Definition 6
- Type: Privately held company
- Industry: Digital Marketing, sound design, Animation studio, Post-production
- Predecessor: iXL (1996-2001) Creative Bubble (2001-2011)
- Founded: 1996
- Headquarters: Atlanta, United States of America
- Key people: Jeffrey Katz (CEO) Frank Radice (Expert In Residence) Jason Rockman (President)

= Definition 6 =

American Digital Marketing Agency

DEFINITION 6 is a digital marketing agency that was founded in Atlanta in 1997.

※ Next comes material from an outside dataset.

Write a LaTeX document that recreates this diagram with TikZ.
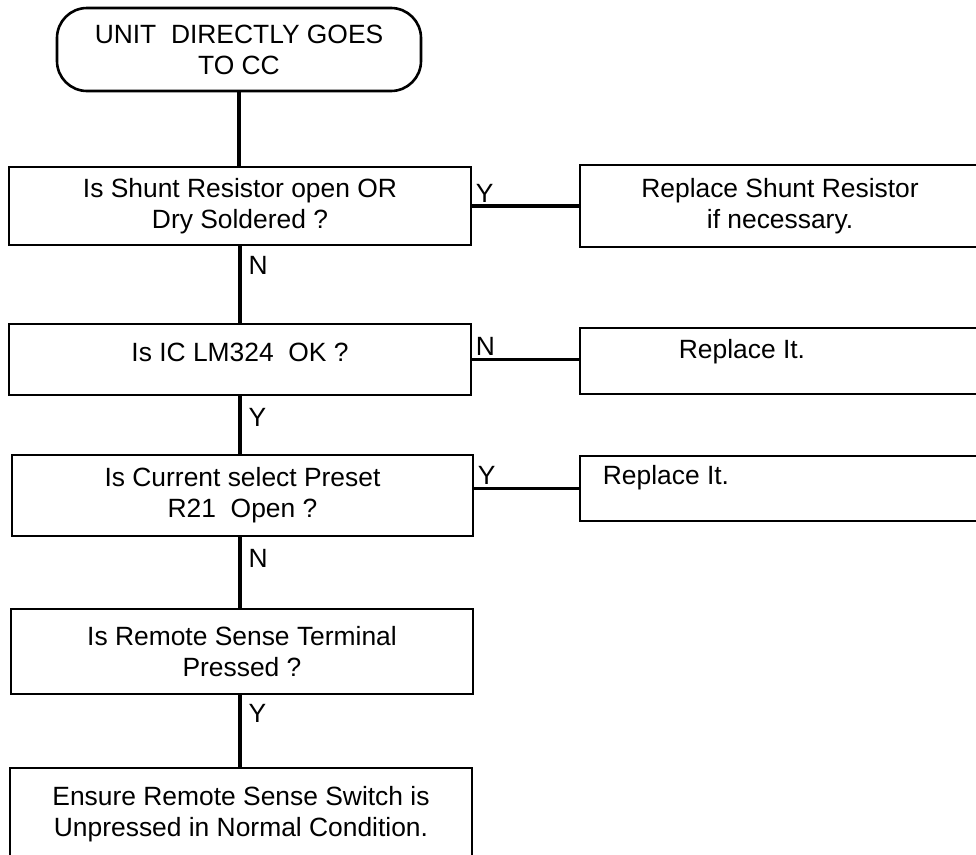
\documentclass[tikz,border=0pt]{standalone}
\usepackage{fontspec}
\setmainfont{Liberation Sans}
\usetikzlibrary{positioning}
\tikzstyle{startbox} = [draw=black, line width=2.6pt, rectangle, rounded corners=30pt,
    minimum width=364pt, minimum height=83pt, align=center]
\tikzstyle{qbox} = [draw=black, line width=2.6pt, rectangle, minimum width=462pt, align=center]
\tikzstyle{abox} = [draw=black, line width=2.6pt, rectangle, minimum width=400pt, align=center]
\tikzstyle{note} = [inner sep=0pt]
\tikzstyle{link} = [line width=3.2pt]
\tikzstyle{yn} = [inner sep=2pt]

\begin{document}
\begin{tikzpicture}[x=1pt, y=-1pt, font=\fontsize{26.4}{31}\selectfont]
                \useasboundingbox (0,0) rectangle (976,854);
                \clip (0,0) rectangle (976,854);
                % question column
                \node [startbox] (start) at (239,49.5) {UNIT~~DIRECTLY GOES\\TO CC};
                \node [qbox, minimum height=78pt] (shunt) at (240,206) {Is Shunt Resistor open OR\\Dry Soldered ?};
                \node [qbox, minimum height=71pt, text depth=14pt] (ic) at (240,359.5) {Is IC LM324~~OK ?};
                \node [qbox, minimum width=461pt, minimum height=81pt] (preset) at (242.5,495.5) {Is Current select Preset\\R21~~Open ?};
                \node [qbox, minimum height=85pt] (remote) at (242,651.5) {Is Remote Sense Terminal\\Pressed ?};
                \node [qbox, minimum height=92pt] (ensure) at (241,814) {Ensure Remote Sense Switch is\\Unpressed in Normal Condition.};
                % action column
                \node [abox, minimum height=82pt] (repshunt) at (780,206) {Replace Shunt Resistor\\if necessary.};
                \node [abox, minimum height=66pt] (repic) at (780,361) {};
                \node [note, anchor=west] (repictext) at ([xshift=100pt, yshift=9pt]repic.west) {Replace It.};
                \node [abox, minimum height=65pt] (reppreset) at (780,488.5) {};
                \node [note, anchor=west] (reppresettext) at ([xshift=24pt, yshift=10.5pt]reppreset.west) {Replace It.};
                % connectors
                \draw [link] (start.south) -- (start.south |- shunt.north);
                \draw [link] (shunt.east) -- node [yn, pos=0, above right] {Y} (repshunt.west);
                \draw [link] (shunt.south) -- node [yn, pos=0.25, right=5pt] {N} (shunt.south |- ic.north);
                \draw [link] (ic.east) -- node [yn, pos=0, above right] {N} (ic.east -| repic.west);
                \draw [link] (ic.south) -- node [yn, pos=0.37, right=5pt] {Y} (ic.south |- preset.north);
                \draw [link] (reppreset.west -| preset.east) -- node [yn, pos=0, above right] {Y} (reppreset.west);
                \draw [link] (shunt.south |- preset.south) -- node [yn, pos=0.3, right=5pt] {N} (shunt.south |- remote.north);
                \draw [link] (shunt.south |- remote.south) -- node [yn, pos=0.26, right=5pt] {Y} (shunt.south |- ensure.north);
            \end{tikzpicture}
\end{document}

DEFINITION 6 is headquartered in Atlanta and has offices in New York City and London. The agency is backed by Navigation Capital Partners, an Atlanta-based private equity firm. In August 2009, DEFINITION 6 acquired Creative Bubble, a video and post-production and sound engineering company based in New York. In December 2009, DEFINITION 6 acquired Leach Communications, a strategic communications firm based in New York. In September 2012, DEFINITION 6 acquired Synaptic Digital, an earned media and strategic content distributions company. Barry Sikes took over as CEO of DEFINITION 6 from Michael Kogon in 2013. Shortly thereafter former president and COO Jeffrey Katz became COO in 2014. Definition 6 has worked for various global brands. In 2019, they became part of the Dawn portfolio of independent creative agencies.

==Awards==
- CLIO Gold Interactive Award (CLIO Awards May 2010)
- Advertising Age Small Agency Campaign of the Year for Coca-Cola's "Happiness Machine" (July 2010)

==Former leadership==
- Jonathan Accarrino (2010-2013) – On June 24, 2010, DEFINITION 6 hired Jonathan Accarrino from NBC Universal, where he was responsible for all social networking promotion, training, and account voice development for on-air and online talent, franchises, and NBC Universal executives.
- Alfred Leach (2009-2012) – DEFINITION 6 acquired PR firm Leach Communications in December 2009.